A Colonie town judge makes $69,777. Mateja makes $89,274 at the Office of Aging.
“All of my experiences from starting out in the Planning Department and going to Colonie seniors and working with our older population and my decade of advocating for children and families through the PTA and also my communications work at NYSOFA,” she said. “When I was asked if I would consider running, and hearing the issues that people care about in Colonie, development and redevelopment and infrastructure, that is my background and everything lined up right and it was time.”
The campaigns are not that far apart on a number of issues. Crummey and Mateja say they support the Police Department and public safety in general and that includes the volunteer fire department and the EMS department.
Both too are concerned with development, which is a double edged sword in that it keeps the tax base healthy but also strains infrastructure and leads to increases in traffic and overall congestion. Stakeholders, the landowners and developers and the nearby residents and neighborhoods, also have rights and expectations that are often at odds.
“I believe in sustainability and the bedrock of sustainability is a vibrant economy. As we move forward with development in the town my primary focus is to have investors help us repurpose structures we already have,” Crummey said. “My program is based on I don’t want ‘red Xs’ in Colonie. As we have certain commercial strips that aren’t rebounding as well as other areas I need help in getting those repurposed first and foremost. We have to keep in mind the rights of landowners with the needs of the future development. Any new development should keep an eye on thoroughfares that can provide opportunities for a variety of modalities of transportation.”
Mateja said different neighborhoods in a town the size of Colonie require and desire different things so she would start planning initiatives at that level rather than a town wide approach.
“Development happens through your land use regulations and your zoning laws so in order to get development that is aligned with your community’s vision and values you need to make sure zoning and land use are aligned with those vision and values,” Mateja said. “When I canvass in West Albany the issues are different than in the Boght which are different than what I hear in Loudonville or East Latham. One of the challenges in Colonie is that we treat it as a monolith, and our zoning regulations are town wide specific and that is not going to work for everyone.”
Crummey said he would also foster walkable neighborhoods and connectivity between different neighborhoods. At the same time, he would encourage the planning process to make new development fit in, architecturally, with the existing neighborhoods.
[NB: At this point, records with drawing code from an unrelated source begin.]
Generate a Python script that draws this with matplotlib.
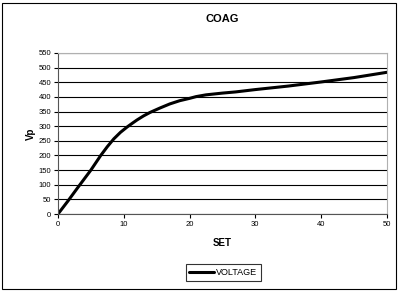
import matplotlib
matplotlib.use("Agg")
import matplotlib.pyplot as plt
from matplotlib.patches import Rectangle

plt.rcParams['font.family'] = ['Liberation Sans', 'DejaVu Sans']

set_vals = [0, 1.5, 3, 4, 5, 6.5, 7.5, 8.5, 9.5, 10.5, 11.3, 12, 13, 14, 15.5, 17,
            18.5, 20, 21, 22.5, 25, 27, 30, 35, 40, 45, 50]
voltage = [0, 44, 90, 120, 150, 200, 230, 257, 279, 297, 310, 321, 335, 347, 362, 376,
           387, 395, 401, 407, 413, 417, 425, 437, 451, 466, 484]

fig = plt.figure(figsize=(3.98, 2.91), dpi=100)
ax = fig.add_axes([0.1457, 0.2646, 0.972 - 0.1457, 0.8179 - 0.2646])

ax.plot(set_vals, voltage, color='black', linewidth=2.2, label='VOLTAGE',
        solid_joinstyle='round', solid_capstyle='round')

ax.set_xlim(0, 50)
ax.set_ylim(0, 550)
ax.set_xticks(range(0, 51, 10))
ax.set_yticks(range(0, 551, 50))
ax.yaxis.grid(True, color='black', linewidth=0.8)
ax.set_axisbelow(True)
ax.tick_params(labelsize=5.5, length=3, width=0.8, pad=2)
for s in ['top', 'right']:
    ax.spines[s].set_color('#b0b0b0')
ax.spines['left'].set_color('#555555')
ax.spines['bottom'].set_color('#555555')

ax.set_title('COAG', fontsize=8, fontweight='bold', pad=22)
ax.set_xlabel('SET', fontsize=7, fontweight='bold', labelpad=7)
ax.set_ylabel('Vp', fontsize=7, fontweight='bold', labelpad=2)

leg = fig.legend(loc='center', bbox_to_anchor=(0.561, 0.0635), fontsize=6.5,
                 frameon=True, fancybox=False, handlelength=2.8,
                 borderpad=0.4, handletextpad=0.2)
leg.get_frame().set_edgecolor('black')
leg.get_frame().set_linewidth(0.8)

fig.patches.append(Rectangle((0.004, 0.006), 0.99, 0.984, transform=fig.transFigure,
                             fill=False, edgecolor='black', linewidth=0.8))

fig.savefig('out.png', dpi=100)
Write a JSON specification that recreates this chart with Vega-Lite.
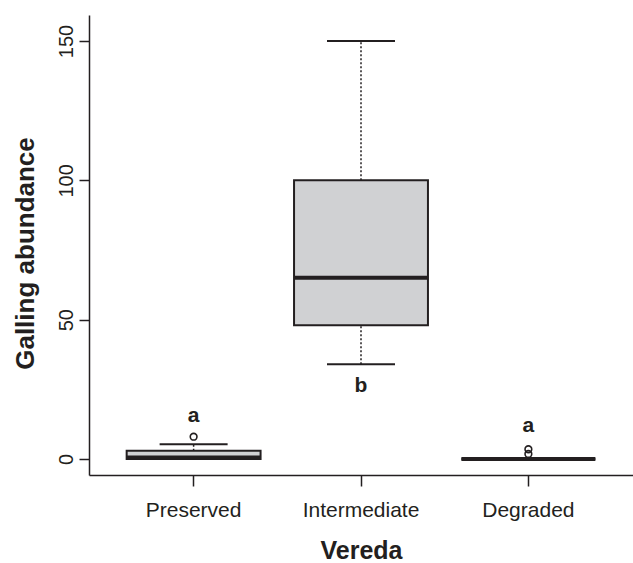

Mateja said there is a difference between over development and having the right development and if in fact the town is overdeveloped then there has to be a conservation plan in place. For example, paying a landowner to keep the land open rather than selling it to a developer.
INFRASTRUCTURE and FINANCES
Both would focus on infrastructure needs. Crummey said he would pave more roads per year and reorganize the budget to find the money to pay for it. Mateja would set medium length goals such as road maintenance and make it more of a transparent process.
Mahan released her 2022 budget that increases spending by 5 percent but does stay within the tax cap. Both candidates say finances are a concern.
Crummey said the uncertainty of the national economy and a recent poll that found consumers are tightening their belts which will impact Colonie because it relies heavily on sales tax as a source of revenue every year.
“I know my job is to focus on Colonie but as oil and gas prices are going up and as I move to pave more roads next year it will cost more so I will need to reconfigure the budget to find money to do that if the optimistic projections do not come through,” he said.
Mateja pointed to the state Comptroller’s report that found Colonie is still susceptible to financial stress.
“We have been digging ourselves out of a really big financial hole,” Mateja said. “When Paula took over we had a junk bond rating. The Republicans put us in dire financial strait so certainly so much work has been done to take us out of that hole but I don’t think we are in the clear yet.”
The campaign, at least on social media, has gotten somewhat nasty though the negative campaigns have not hit mainstream media. The Colonie Democratic Facebook page has criticized Crummey and Mateja said more than 100 Democratic campaign signs have been stolen or destroyed and has been the subject of an untrue whisper campaign.
Crummey said has focused his campaign on his record of working for and with everyone in town and of both political parties.
“We have developed our campaign based on our accomplishments not only in the court system but in the county legislature and the community as a whole and we will maintain a positive campaign,” he said. “I have learned that often times desperate people do desperate things.”
Mateja said she has run a forward focused campaign but said some of the things being released are based on Crummey’s record.
“I would question what is nasty. What is nastier, to have a whisper campaign or ‘here is documentation,’” she said. “We are all answerable to our past decisions because that is the only way Colonie voters can make a decision on who the next best leader is for the town.”
“I’m asking what we have actually done. Anyone can say anything,” Mateja said. “They can say they want to conserve property in the town or build 40 pickle balls courts in the town. But can they do it. As the planning candidate, I have done conservation. I have brought more than $500,000 into this town for conservation and pedestrian upgrades to help kids walk safely to school. I have experience leading a large staff and doing budgeting. Which candidate has a background and unmatched experience in regional transportation and regional planning organizations? That is why we make decisions, on people’s past actions.”
“I believe a successful CEO, or town supervisor, is leader who will listen, collaborate and care and I have already demonstrated I do all three of those things, whether it was in the court house or the ZBA or the county Legislature I have an established record of someone who listens collaborates and cares,” Crummey said. “You don’t learn this job out of a college text book. Leadership comes from demonstrated experience and competency. It doesn’t mean I have all the answers, but I know where to find them. If you want to ‘Save Colonie’ you can vote for Peter Crummey.”